### EXERCISE REQUIREMENTS
Set the listing down unchanged, minus every embedded image.

### COLLECTED DATA
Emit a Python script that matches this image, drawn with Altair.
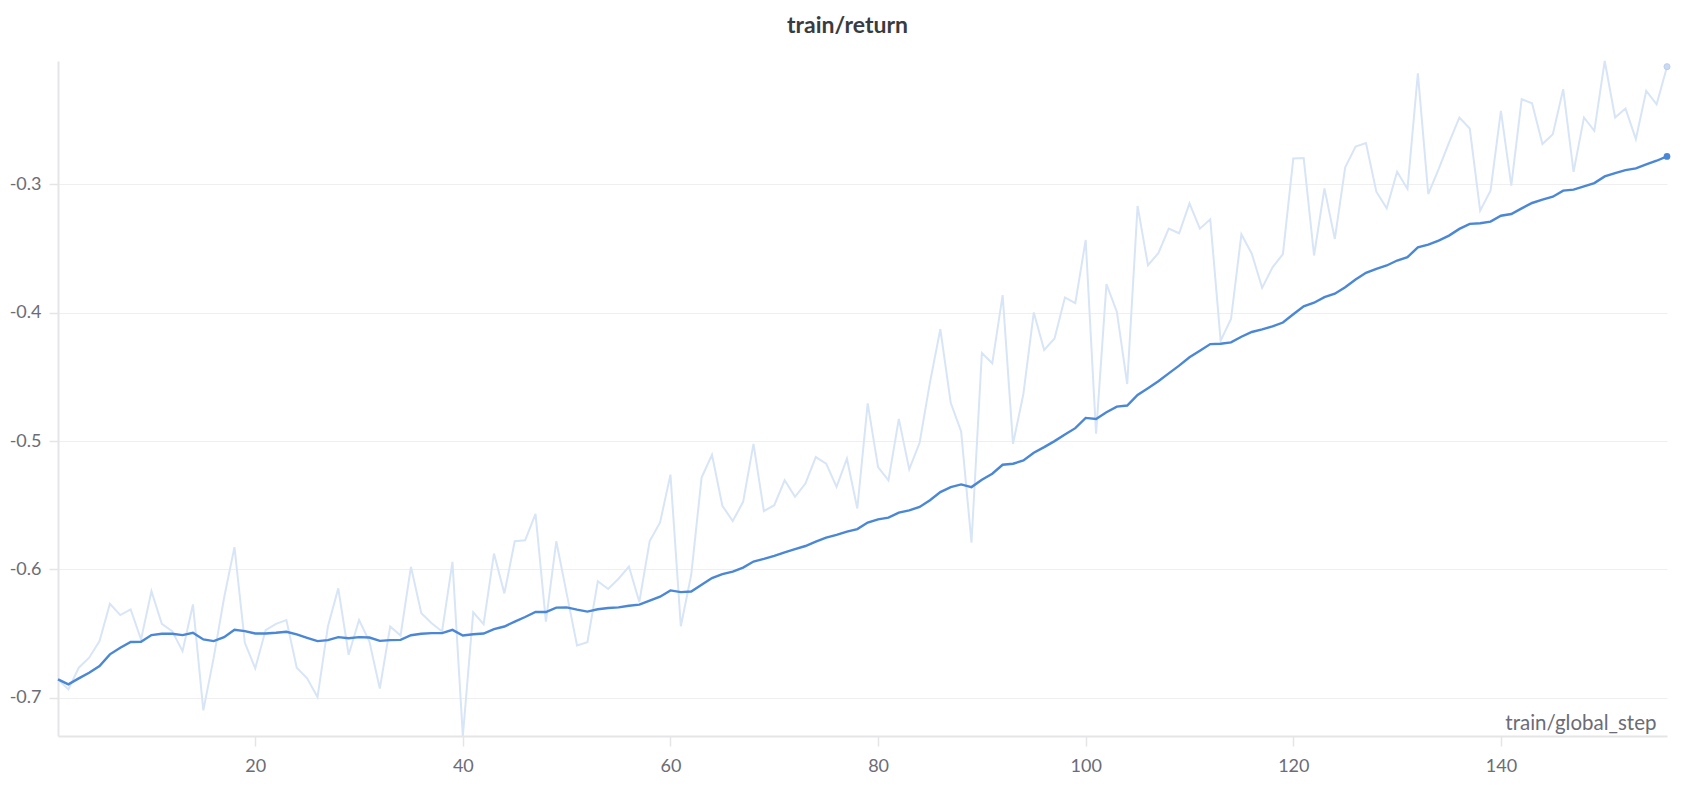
import altair as alt
import pandas as pd

# ---- data ----
steps = list(range(1, 157))

raw_return = [
    -0.6856, -0.6934, -0.6765, -0.6687, -0.6558, -0.6267, -0.6355, -0.6311, -0.6545, -0.6169,
    -0.6423, -0.6480, -0.6636, -0.6272, -0.7097, -0.6687, -0.6220, -0.5826, -0.6571, -0.6770,
    -0.6472, -0.6423, -0.6394, -0.6765, -0.6848, -0.6994, -0.6444, -0.6147, -0.6664, -0.6393,
    -0.6561, -0.6928, -0.6444, -0.6514, -0.5979, -0.6341, -0.6419, -0.6483, -0.5941, -0.7297,
    -0.6333, -0.6426, -0.5876, -0.6186, -0.5780, -0.5773, -0.5566, -0.6406, -0.5780, -0.6186,
    -0.6592, -0.6566, -0.6092, -0.6152, -0.6072, -0.5977, -0.6253, -0.5778, -0.5633, -0.5261,
    -0.6442, -0.6041, -0.5284, -0.5106, -0.5504, -0.5623, -0.5473, -0.5021, -0.5545, -0.5499,
    -0.5305, -0.5434, -0.5331, -0.5124, -0.5176, -0.5357, -0.5137, -0.5525, -0.4706, -0.5202,
    -0.5306, -0.4827, -0.5220, -0.5013, -0.4542, -0.4127, -0.4702, -0.4925, -0.5790, -0.4314,
    -0.4394, -0.3863, -0.5021, -0.4632, -0.3998, -0.4290, -0.4200, -0.3881, -0.3925, -0.3433,
    -0.4943, -0.3777, -0.3992, -0.4555, -0.3168, -0.3630, -0.3536, -0.3345, -0.3381, -0.3148,
    -0.3345, -0.3272, -0.4218, -0.4049, -0.3389, -0.3540, -0.3806, -0.3646, -0.3543, -0.2799,
    -0.2795, -0.3554, -0.3031, -0.3425, -0.2868, -0.2705, -0.2679, -0.3057, -0.3187, -0.2902,
    -0.3036, -0.2135, -0.3075, -0.2881, -0.2674, -0.2479, -0.2565, -0.3205, -0.3049, -0.2427,
    -0.3010, -0.2337, -0.2368, -0.2686, -0.2609, -0.2259, -0.2902, -0.2479, -0.2583, -0.2039,
    -0.2479, -0.2409, -0.2648, -0.2272, -0.2376, -0.2083,
]

smoothed_return = [
    -0.6856, -0.6895, -0.6848, -0.6804, -0.6752, -0.6661, -0.6610, -0.6565, -0.6563, -0.6511,
    -0.6501, -0.6501, -0.6511, -0.6493, -0.6545, -0.6558, -0.6527, -0.6470, -0.6480, -0.6498,
    -0.6498, -0.6493, -0.6485, -0.6506, -0.6532, -0.6558, -0.6550, -0.6527, -0.6535, -0.6527,
    -0.6530, -0.6556, -0.6550, -0.6548, -0.6512, -0.6501, -0.6496, -0.6496, -0.6470, -0.6514,
    -0.6504, -0.6499, -0.6465, -0.6444, -0.6406, -0.6370, -0.6331, -0.6331, -0.6297, -0.6295,
    -0.6313, -0.6328, -0.6310, -0.6300, -0.6295, -0.6282, -0.6274, -0.6243, -0.6212, -0.6163,
    -0.6176, -0.6171, -0.6119, -0.6067, -0.6036, -0.6016, -0.5985, -0.5938, -0.5917, -0.5894,
    -0.5866, -0.5842, -0.5817, -0.5783, -0.5752, -0.5731, -0.5705, -0.5685, -0.5634, -0.5609,
    -0.5596, -0.5557, -0.5539, -0.5513, -0.5461, -0.5397, -0.5358, -0.5337, -0.5358, -0.5301,
    -0.5254, -0.5184, -0.5176, -0.5151, -0.5091, -0.5047, -0.5000, -0.4948, -0.4899, -0.4819,
    -0.4827, -0.4775, -0.4731, -0.4723, -0.4640, -0.4588, -0.4534, -0.4472, -0.4412, -0.4347,
    -0.4296, -0.4244, -0.4241, -0.4231, -0.4187, -0.4150, -0.4130, -0.4106, -0.4076, -0.4012,
    -0.3950, -0.3922, -0.3878, -0.3852, -0.3801, -0.3741, -0.3689, -0.3658, -0.3632, -0.3593,
    -0.3567, -0.3490, -0.3469, -0.3438, -0.3399, -0.3347, -0.3308, -0.3303, -0.3290, -0.3244,
    -0.3231, -0.3187, -0.3145, -0.3119, -0.3096, -0.3049, -0.3041, -0.3016, -0.2990, -0.2938,
    -0.2912, -0.2889, -0.2876, -0.2845, -0.2816, -0.2782,
]

x_ticks = [20, 40, 60, 80, 100, 120, 140]
y_ticks = [-0.7, -0.6, -0.5, -0.4, -0.3]

df = pd.DataFrame({"step": steps, "raw": raw_return, "smooth": smoothed_return})
last = df.tail(1)

FONT = "Source Sans Pro, Lato, sans-serif"
LABEL_COLOR = "#6b6c76"
AXIS_COLOR = "#e5e5e7"
RAW_COLOR = "#d8e5f6"
SMOOTH_COLOR = "#4a87d6"

W, H = 1609, 675

x_scale = alt.Scale(domain=[min(steps), max(steps)], nice=False, zero=False)
y_scale = alt.Scale(domain=[min(raw_return), max(raw_return)], nice=False, zero=False)

x_enc = alt.X(
    "step:Q",
    scale=x_scale,
    axis=alt.Axis(
        values=x_ticks,
        format="d",
        grid=False,
        title="train/global_step",
        titleX=W - 11,
        titleY=-7,
        titleAlign="right",
        titleBaseline="alphabetic",
        titleAnchor="end",
        titleFont=FONT,
        titleFontSize=20.5,
        titleFontWeight="normal",
        titleColor=LABEL_COLOR,
        labelPadding=11,
        tickSize=10,
    ),
)

y_axis = alt.Axis(
    values=y_ticks,
    labelExpr="replace(format(datum.value, '.1f'), '\u2212', '-')",
    grid=True,
    gridColor="#efeff1",
    gridWidth=1,
    title=None,
    tickSize=9,
    labelPadding=8,
)

raw_line = alt.Chart(df).mark_line(color=RAW_COLOR, strokeWidth=2).encode(
    x=x_enc,
    y=alt.Y("raw:Q", scale=y_scale, axis=y_axis),
)

smooth_line = alt.Chart(df).mark_line(color=SMOOTH_COLOR, strokeWidth=2.4).encode(
    x=alt.X("step:Q", scale=x_scale),
    y=alt.Y("smooth:Q", scale=y_scale),
)

raw_end = alt.Chart(last).mark_point(
    filled=True, color="#c9daf2", size=36, opacity=1, stroke="#b9cfee", strokeWidth=1
).encode(
    x=alt.X("step:Q", scale=x_scale),
    y=alt.Y("raw:Q", scale=y_scale),
)

smooth_end = alt.Chart(last).mark_point(
    filled=True, color=SMOOTH_COLOR, size=45, opacity=1
).encode(
    x=alt.X("step:Q", scale=x_scale),
    y=alt.Y("smooth:Q", scale=y_scale),
)

chart = (
    alt.layer(raw_line, smooth_line, raw_end, smooth_end)
    .properties(
        width=W,
        height=H,
        padding={"left": 50, "top": 53, "right": 15, "bottom": 44},
        autosize=alt.AutoSizeParams(type="none"),
        title=alt.TitleParams(
            "train/return",
            anchor="middle",
            font=FONT,
            fontSize=23,
            fontWeight="bold",
            color="#3a3b40",
            baseline="alphabetic",
            offset=1,
            dx=-15,
        ),
    )
    .configure_view(stroke=None)
    .configure_axis(
        domainColor=AXIS_COLOR,
        domainWidth=2,
        tickColor=AXIS_COLOR,
        tickWidth=1.5,
        labelFont=FONT,
        labelFontSize=18,
        labelColor=LABEL_COLOR,
    )
)

chart.save("out.html", embed_options={"renderer": "svg", "actions": False})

### FULL OUTPUT
Emit a Python script that matches this image, drawn with Altair.
import altair as alt
import pandas as pd

# ---- data ----
steps = list(range(1, 157))

raw_return = [
    -0.6856, -0.6934, -0.6765, -0.6687, -0.6558, -0.6267, -0.6355, -0.6311, -0.6545, -0.6169,
    -0.6423, -0.6480, -0.6636, -0.6272, -0.7097, -0.6687, -0.6220, -0.5826, -0.6571, -0.6770,
    -0.6472, -0.6423, -0.6394, -0.6765, -0.6848, -0.6994, -0.6444, -0.6147, -0.6664, -0.6393,
    -0.6561, -0.6928, -0.6444, -0.6514, -0.5979, -0.6341, -0.6419, -0.6483, -0.5941, -0.7297,
    -0.6333, -0.6426, -0.5876, -0.6186, -0.5780, -0.5773, -0.5566, -0.6406, -0.5780, -0.6186,
    -0.6592, -0.6566, -0.6092, -0.6152, -0.6072, -0.5977, -0.6253, -0.5778, -0.5633, -0.5261,
    -0.6442, -0.6041, -0.5284, -0.5106, -0.5504, -0.5623, -0.5473, -0.5021, -0.5545, -0.5499,
    -0.5305, -0.5434, -0.5331, -0.5124, -0.5176, -0.5357, -0.5137, -0.5525, -0.4706, -0.5202,
    -0.5306, -0.4827, -0.5220, -0.5013, -0.4542, -0.4127, -0.4702, -0.4925, -0.5790, -0.4314,
    -0.4394, -0.3863, -0.5021, -0.4632, -0.3998, -0.4290, -0.4200, -0.3881, -0.3925, -0.3433,
    -0.4943, -0.3777, -0.3992, -0.4555, -0.3168, -0.3630, -0.3536, -0.3345, -0.3381, -0.3148,
    -0.3345, -0.3272, -0.4218, -0.4049, -0.3389, -0.3540, -0.3806, -0.3646, -0.3543, -0.2799,
    -0.2795, -0.3554, -0.3031, -0.3425, -0.2868, -0.2705, -0.2679, -0.3057, -0.3187, -0.2902,
    -0.3036, -0.2135, -0.3075, -0.2881, -0.2674, -0.2479, -0.2565, -0.3205, -0.3049, -0.2427,
    -0.3010, -0.2337, -0.2368, -0.2686, -0.2609, -0.2259, -0.2902, -0.2479, -0.2583, -0.2039,
    -0.2479, -0.2409, -0.2648, -0.2272, -0.2376, -0.2083,
]

smoothed_return = [
    -0.6856, -0.6895, -0.6848, -0.6804, -0.6752, -0.6661, -0.6610, -0.6565, -0.6563, -0.6511,
    -0.6501, -0.6501, -0.6511, -0.6493, -0.6545, -0.6558, -0.6527, -0.6470, -0.6480, -0.6498,
    -0.6498, -0.6493, -0.6485, -0.6506, -0.6532, -0.6558, -0.6550, -0.6527, -0.6535, -0.6527,
    -0.6530, -0.6556, -0.6550, -0.6548, -0.6512, -0.6501, -0.6496, -0.6496, -0.6470, -0.6514,
    -0.6504, -0.6499, -0.6465, -0.6444, -0.6406, -0.6370, -0.6331, -0.6331, -0.6297, -0.6295,
    -0.6313, -0.6328, -0.6310, -0.6300, -0.6295, -0.6282, -0.6274, -0.6243, -0.6212, -0.6163,
    -0.6176, -0.6171, -0.6119, -0.6067, -0.6036, -0.6016, -0.5985, -0.5938, -0.5917, -0.5894,
    -0.5866, -0.5842, -0.5817, -0.5783, -0.5752, -0.5731, -0.5705, -0.5685, -0.5634, -0.5609,
    -0.5596, -0.5557, -0.5539, -0.5513, -0.5461, -0.5397, -0.5358, -0.5337, -0.5358, -0.5301,
    -0.5254, -0.5184, -0.5176, -0.5151, -0.5091, -0.5047, -0.5000, -0.4948, -0.4899, -0.4819,
    -0.4827, -0.4775, -0.4731, -0.4723, -0.4640, -0.4588, -0.4534, -0.4472, -0.4412, -0.4347,
    -0.4296, -0.4244, -0.4241, -0.4231, -0.4187, -0.4150, -0.4130, -0.4106, -0.4076, -0.4012,
    -0.3950, -0.3922, -0.3878, -0.3852, -0.3801, -0.3741, -0.3689, -0.3658, -0.3632, -0.3593,
    -0.3567, -0.3490, -0.3469, -0.3438, -0.3399, -0.3347, -0.3308, -0.3303, -0.3290, -0.3244,
    -0.3231, -0.3187, -0.3145, -0.3119, -0.3096, -0.3049, -0.3041, -0.3016, -0.2990, -0.2938,
    -0.2912, -0.2889, -0.2876, -0.2845, -0.2816, -0.2782,
]

x_ticks = [20, 40, 60, 80, 100, 120, 140]
y_ticks = [-0.7, -0.6, -0.5, -0.4, -0.3]

df = pd.DataFrame({"step": steps, "raw": raw_return, "smooth": smoothed_return})
last = df.tail(1)

FONT = "Source Sans Pro, Lato, sans-serif"
LABEL_COLOR = "#6b6c76"
AXIS_COLOR = "#e5e5e7"
RAW_COLOR = "#d8e5f6"
SMOOTH_COLOR = "#4a87d6"

W, H = 1609, 675

x_scale = alt.Scale(domain=[min(steps), max(steps)], nice=False, zero=False)
y_scale = alt.Scale(domain=[min(raw_return), max(raw_return)], nice=False, zero=False)

x_enc = alt.X(
    "step:Q",
    scale=x_scale,
    axis=alt.Axis(
        values=x_ticks,
        format="d",
        grid=False,
        title="train/global_step",
        titleX=W - 11,
        titleY=-7,
        titleAlign="right",
        titleBaseline="alphabetic",
        titleAnchor="end",
        titleFont=FONT,
        titleFontSize=20.5,
        titleFontWeight="normal",
        titleColor=LABEL_COLOR,
        labelPadding=11,
        tickSize=10,
    ),
)

y_axis = alt.Axis(
    values=y_ticks,
    labelExpr="replace(format(datum.value, '.1f'), '\u2212', '-')",
    grid=True,
    gridColor="#efeff1",
    gridWidth=1,
    title=None,
    tickSize=9,
    labelPadding=8,
)

raw_line = alt.Chart(df).mark_line(color=RAW_COLOR, strokeWidth=2).encode(
    x=x_enc,
    y=alt.Y("raw:Q", scale=y_scale, axis=y_axis),
)

smooth_line = alt.Chart(df).mark_line(color=SMOOTH_COLOR, strokeWidth=2.4).encode(
    x=alt.X("step:Q", scale=x_scale),
    y=alt.Y("smooth:Q", scale=y_scale),
)

raw_end = alt.Chart(last).mark_point(
    filled=True, color="#c9daf2", size=36, opacity=1, stroke="#b9cfee", strokeWidth=1
).encode(
    x=alt.X("step:Q", scale=x_scale),
    y=alt.Y("raw:Q", scale=y_scale),
)

smooth_end = alt.Chart(last).mark_point(
    filled=True, color=SMOOTH_COLOR, size=45, opacity=1
).encode(
    x=alt.X("step:Q", scale=x_scale),
    y=alt.Y("smooth:Q", scale=y_scale),
)

chart = (
    alt.layer(raw_line, smooth_line, raw_end, smooth_end)
    .properties(
        width=W,
        height=H,
        padding={"left": 50, "top": 53, "right": 15, "bottom": 44},
        autosize=alt.AutoSizeParams(type="none"),
        title=alt.TitleParams(
            "train/return",
            anchor="middle",
            font=FONT,
            fontSize=23,
            fontWeight="bold",
            color="#3a3b40",
            baseline="alphabetic",
            offset=1,
            dx=-15,
        ),
    )
    .configure_view(stroke=None)
    .configure_axis(
        domainColor=AXIS_COLOR,
        domainWidth=2,
        tickColor=AXIS_COLOR,
        tickWidth=1.5,
        labelFont=FONT,
        labelFontSize=18,
        labelColor=LABEL_COLOR,
    )
)

chart.save("out.html", embed_options={"renderer": "svg", "actions": False})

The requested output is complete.